All of these technical teams will naturally try to combine their daily work with anything that comes in as a case from an escalated ticket.

How do you keep a team of developers focused on their work, minimizing context switching and at the end reducing the noise from escalations? 

With Suptask there are clever ways to solve this using the structure of Slack channels and properly designed ticketing forms. 

Each ticket form can be reached from several channels but can only be remediated in one single channel where the responding team is. By creating a structure of several responding channels you can easily have the topics of submitted tickets isolated to its own channel. 

People from the team are then invited to the channel where the ticket they should focus on remediating shows up. 

Leading to less notifications inside of Slack, less noise in general and a much better focus.

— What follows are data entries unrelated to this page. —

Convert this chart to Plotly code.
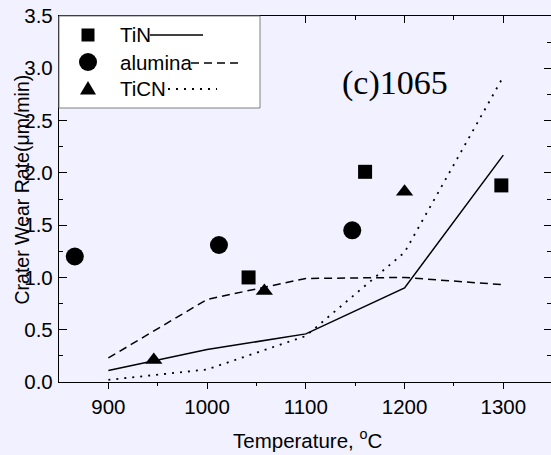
import plotly.graph_objects as go

# ---- data ----
temps = [900, 1000, 1100, 1200, 1300]
tin_model = [0.11, 0.31, 0.46, 0.90, 2.17]
alumina_model = [0.23, 0.79, 0.99, 1.00, 0.93]
ticn_model = [0.02, 0.12, 0.44, 1.24, 2.92]

tin_exp_x = [1042, 1160, 1298]
tin_exp_y = [1.00, 2.01, 1.88]
alumina_exp_x = [866, 1012, 1147]
alumina_exp_y = [1.20, 1.31, 1.45]
ticn_exp_x = [946, 1058, 1200]
ticn_exp_y = [0.21, 0.87, 1.82]

series_names = ["TiN", "alumina", "TiCN"]
x_ticks = [900, 1000, 1100, 1200, 1300]
y_ticks = [0.0, 0.5, 1.0, 1.5, 2.0, 2.5, 3.0, 3.5]

# ---- layout constants ----
W, H = 551, 455
ML, MR, MT, MB = 59, 0, 16, 73
BG = "#F1F1FF"
XR = [850, 1348.3]
YR = [0, 3.5]


def px(x):
    return (x - ML) / (W - ML - MR)


def py(y):
    return (H - MB - y) / (H - MT - MB)


fig = go.Figure()

line_styles = [("solid", 1.5), ("8px,5px", 1.5), ("2px,6px", 1.8)]
for yvals, (dash, lw) in zip([tin_model, alumina_model, ticn_model], line_styles):
    fig.add_trace(go.Scatter(x=temps, y=yvals, mode="lines",
                             line=dict(color="black", width=lw, dash=dash),
                             hoverinfo="skip", showlegend=False))

marker_specs = [("square", 14), ("circle", 18), ("triangle-up", 15)]
for (xs, ys), (sym, sz) in zip([(tin_exp_x, tin_exp_y), (alumina_exp_x, alumina_exp_y),
                                (ticn_exp_x, ticn_exp_y)], marker_specs):
    fig.add_trace(go.Scatter(x=xs, y=ys, mode="markers",
                             marker=dict(symbol=sym, size=sz, color="black", line=dict(width=0)),
                             hoverinfo="skip", showlegend=False))

# ---- custom legend (Origin style) ----
shapes = []
shapes.append(dict(type="rect", xref="paper", yref="paper",
                   x0=px(59), x1=px(260), y0=py(108), y1=py(16),
                   fillcolor="white", line=dict(color="#808080", width=1), layer="above"))
rows = [35, 62, 88]
mx = 88
# square
shapes.append(dict(type="rect", xref="paper", yref="paper",
                   x0=px(mx - 6.5), x1=px(mx + 6.5), y0=py(rows[0] + 6.5), y1=py(rows[0] - 6.5),
                   fillcolor="black", line=dict(width=0), layer="above"))
# circle
shapes.append(dict(type="circle", xref="paper", yref="paper",
                   x0=px(mx - 9), x1=px(mx + 9), y0=py(rows[1] + 9), y1=py(rows[1] - 9),
                   fillcolor="black", line=dict(width=0), layer="above"))
# triangle
ty = rows[2]
tri = "M {a},{b} L {c},{d} L {e},{f} Z".format(
    a=px(mx - 8), b=py(ty + 6.5), c=px(mx + 8), d=py(ty + 6.5), e=px(mx), f=py(ty - 7))
shapes.append(dict(type="path", xref="paper", yref="paper", path=tri,
                   fillcolor="black", line=dict(width=0), layer="above"))
# line samples
samples = [(150, 203, rows[0], "solid", 1.5), (191, 238, rows[1] + 1, "8px,5px", 1.5),
           (168, 217, rows[2] + 1, "2px,6px", 1.8)]
for x0, x1, yy, dash, lw in samples:
    shapes.append(dict(type="line", xref="paper", yref="paper",
                       x0=px(x0), x1=px(x1), y0=py(yy), y1=py(yy),
                       line=dict(color="black", width=lw, dash=dash), layer="above"))

annotations = []
for name, yy in zip(series_names, rows):
    annotations.append(dict(text=name, xref="paper", yref="paper", x=px(118), y=py(yy),
                            xanchor="left", yanchor="middle", showarrow=False,
                            font=dict(family="Liberation Sans, Arial", size=20.5, color="black")))

annotations.append(dict(text="(c)1065", xref="paper", yref="paper", x=px(395), y=py(83),
                        xanchor="center", yanchor="middle", showarrow=False,
                        font=dict(family="Liberation Serif, Times New Roman", size=34, color="black")))
annotations.append(dict(text="Temperature, <sup>o</sup>C", xref="paper", yref="paper",
                        x=px(307.5), y=py(439), xanchor="center", yanchor="middle", showarrow=False,
                        font=dict(family="Liberation Sans, Arial", size=20.5, color="black")))
annotations.append(dict(text="Crater Wear Rate(\u03bcm/min)", xref="paper", yref="paper",
                        x=px(21.5), y=py(190), xanchor="center", yanchor="middle", showarrow=False,
                        textangle=-90,
                        font=dict(family="Liberation Sans, Arial", size=19.5, color="black")))

tickfont = dict(family="Liberation Sans, Arial", size=20.5, color="black")

fig.update_layout(
    width=W, height=H,
    margin=dict(l=ML, r=MR, t=MT, b=MB, pad=0),
    paper_bgcolor=BG, plot_bgcolor=BG,
    showlegend=False,
    shapes=shapes,
    annotations=annotations,
    xaxis=dict(range=XR, tickvals=x_ticks, ticks="outside", ticklen=6, tickwidth=1.2,
               tickcolor="black", showline=True, linecolor="black", linewidth=1.3,
               showgrid=False, zeroline=False, tickfont=tickfont,
               minor=dict(ticks="outside", ticklen=3, tickvals=[950, 1050, 1150, 1250],
                          tickcolor="black", tickwidth=1.2, showgrid=False)),
    xaxis2=dict(range=XR, overlaying="x", side="top", anchor="y", tickvals=x_ticks,
                ticks="inside", ticklen=7, tickwidth=1.2, tickcolor="black",
                showticklabels=False, showline=True, linecolor="black", linewidth=1.3,
                showgrid=False, zeroline=False,
                minor=dict(ticks="inside", ticklen=4, tickvals=[950, 1050, 1150, 1250],
                           tickcolor="black", tickwidth=1.2, showgrid=False)),
    yaxis=dict(range=YR, tickvals=y_ticks, ticktext=["%.1f" % v for v in y_ticks],
               ticks="inside", ticklen=8, tickwidth=1.2, tickcolor="black",
               showline=True, linecolor="black", linewidth=1.3, showgrid=False,
               zeroline=False, tickfont=tickfont, ticklabelstandoff=1,
               minor=dict(ticks="inside", ticklen=4, dtick=0.25, tick0=0,
                          tickcolor="black", tickwidth=1.2, showgrid=False)),
    yaxis2=dict(range=YR, overlaying="y", side="right", anchor="x", tickvals=y_ticks,
                ticks="inside", ticklen=7, tickwidth=1.2, tickcolor="black",
                showticklabels=False, showline=False, showgrid=False, zeroline=False,
                minor=dict(ticks="inside", ticklen=4, dtick=0.25, tick0=0,
                           tickcolor="black", tickwidth=1.2, showgrid=False)),
)

# invisible traces to activate the mirrored axes
fig.add_trace(go.Scatter(x=[None], y=[None], xaxis="x2", yaxis="y", showlegend=False,
                         hoverinfo="skip"))
fig.add_trace(go.Scatter(x=[None], y=[None], xaxis="x", yaxis="y2", showlegend=False,
                         hoverinfo="skip"))

fig.write_html("out.html")
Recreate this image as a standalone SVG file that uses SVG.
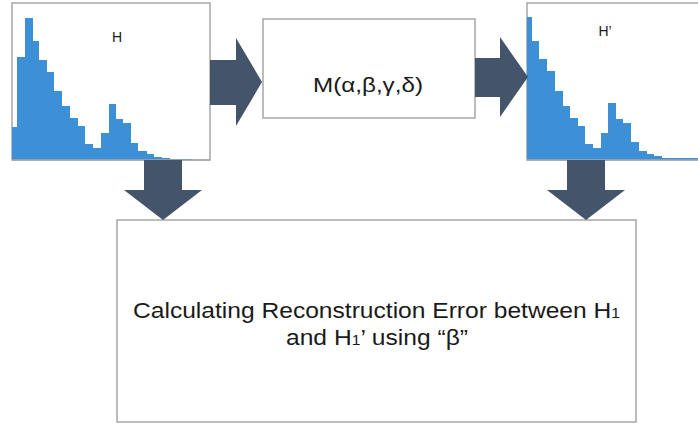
<svg xmlns="http://www.w3.org/2000/svg" width="698" height="425" viewBox="0 0 698 425">
  <style>
    .box { fill: #ffffff; stroke: #a6a6a6; stroke-width: 1.5; }
    .bars { fill: #3d8fd6; stroke: none; }
    .arrow { fill: #44546a; stroke: none; }
    .lbl { font-family: "Liberation Sans", Arial, sans-serif; fill: #1a1a1a; text-anchor: middle; }
  </style>
  <rect x="0" y="0" width="698" height="425" fill="#ffffff"/>

  <g id="node-H">
    <rect class="box" x="12" y="3" width="198" height="157"/>
    <path class="bars" d="M12,160 V127 H17 V57 H25 V18 H33 V41 H39 V60 H47 V72 H54 V91 H62 V106 H70 V118 H78 V126 H85 V144 H93 V148 H101 V133 H109 V104 H116 V119 H123 V123 H131 V143 H138 V151 H147 V154 H154 V157 H162 V158 H170 V159 H192 V160 Z"/>
    <line x1="12" y1="160" x2="210" y2="160" stroke="#a6a6a6" stroke-width="1.5"/>
    <text class="lbl" x="117" y="42" font-size="14">H</text>
  </g>

  <g id="node-M">
    <rect class="box" x="263" y="19" width="212" height="99"/>
    <text class="lbl" x="368" y="92" font-size="21" textLength="110" lengthAdjust="spacingAndGlyphs">M(α,β,γ,δ)</text>
  </g>

  <g id="node-H2">
    <rect class="box" x="527" y="3" width="175" height="157"/>
    <path class="bars" d="M527,160 V17 H532 V41 H539 V59 H547 V71 H555 V91 H563 V106 H570 V118 H578 V126 H585 V144 H593 V148 H601 V133 H608 V103 H616 V119 H623 V123 H631 V142 H639 V151 H647 V154 H654 V156 H662 V158 H698 V160 Z"/>
    <line x1="527" y1="160" x2="698" y2="160" stroke="#a6a6a6" stroke-width="1.5"/>
    <text class="lbl" x="605" y="36" font-size="14">H’</text>
  </g>

  <g id="node-error">
    <rect class="box" x="117" y="220" width="519" height="202"/>
    <text class="lbl" x="376.5" y="318" font-size="22" textLength="487" lengthAdjust="spacingAndGlyphs">Calculating Reconstruction Error between H<tspan font-size="14">1</tspan></text>
    <text class="lbl" x="377" y="345" font-size="22" textLength="182" lengthAdjust="spacingAndGlyphs">and H<tspan font-size="14">1</tspan>’ using “β”</text>
  </g>

  <g id="connectors">
    <polygon class="arrow" points="210,60 236,60 236,38 262,82 236,126 236,105 210,105"/>
    <polygon class="arrow" points="475,58 500,58 500,37 528,77 500,117 500,97 475,97"/>
    <polygon class="arrow" points="144,160 182,160 182,190 202,190 163,220 124,190 144,190"/>
    <polygon class="arrow" points="567,160 605,160 605,190 625,190 586,220 547,190 567,190"/>
  </g>
</svg>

This is what contributes to the Developer Experience (DX), where products are built to further focus on those teams building and what they really need in their day-to-day work.


Team-to-team co-operation with instant communication


The time it takes to get a resolution on a ticket is directly impacting the customer satisfaction rate. With an accurate reply and a fast resolution time on a ticket, you directly impact the customer satisfaction in a positive way. 

Faster handling time on a ticket is a major factor that keeps your customers happy within the ticketing process. How the correlation looks with the handling time can sometimes be referred to as Cost per Ticket where MetricNet shares some great insights on this topic together with the variables building this up. 

One of the most critical parts of a fast resolution time is to push down the time it takes to handle escalations and to gain knowledge from each escalation to spread it within the team. 

Escalations will happen and the way you have structured the process is what will impact the customers satisfaction at the end. 

The number one phase you want to optimize for escalations is communication. 

By aligning your teams closer to each other and enabling instant communication, you will automatically have a naturally fast escalation process. 

Escalations often come down to sharing information, hence why communication of all details back and forth will be critical. 

When using Slack, your teams are already closely aligned. They can contact each other easily, there is a structure of channels for certain topics and the efficiency of threads helps communication flow within a channel. 

This is one of the main reasons why Suptask is built to provide a ticketing experience closely aligned with all of your teams directly on Slack.